Proposition 112 proposes amending the Colorado statutes to require that new oil and natural gas development be located at least 2,500 feet from occupied structures, water sources, and areas designated as vulnerable.

Bruce's recommendation: No

"This is an example of what I was talking about with Amendment 74 and property regulations. This doesn't apply to federal land that can have oil leases and it doesn't apply to existing oil leases, only new oil leases. But if you draw a radius of 2,500 feet around somebody's house, the estimates are that 85 percent of Colorado land would be, in effect, prohibited from future development. If a homeowner wants to get paid royalties for somebody extracting oil under his house, he wouldn't be able to do it. Once again, the nanny state decides — and when you take away people's property rights, even though they're below-ground rights, mineral rights, that's stealing. And under the U.S. Constitution, you've got to pay for it.

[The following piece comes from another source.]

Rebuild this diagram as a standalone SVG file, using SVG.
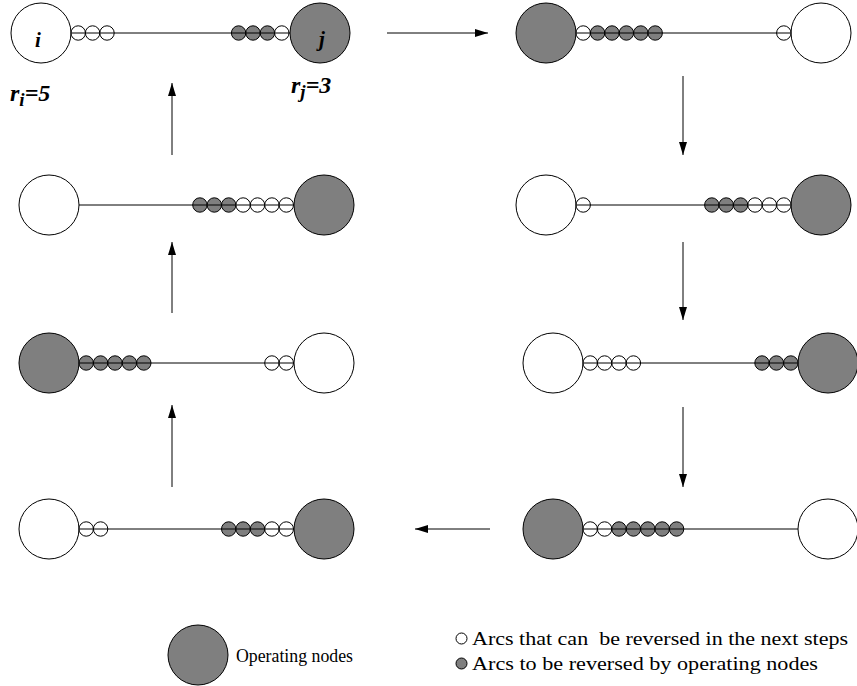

"At the Blue Book hearing, this issue had more complaints than anything else. There were people there from places like Weld County, because they know this is going to basically shut down the second-largest industry they have. If you can't drill any more oil wells, then you have to sit there forever, and the oil exploration companies are going to fold up and go somewhere else. Job loss is a certainty, because as existing wells play out, there won't be newer wells for somebody to go and drill. The schools are going to lose a lot of money, and all the other local governments in the state are going to lose north of a half-billion a year just because somebody came up with an arbitrary 2,500-foot setback based on anecdotal evidence that there's a well 800 feet from their house and they got a nosebleed.

"You don't get to balance your nosebleed against somebody's property rights. The constitution doesn't say, 'You can't take property without compensation, except for nosebleeds.' It's not in the Bill of Rights."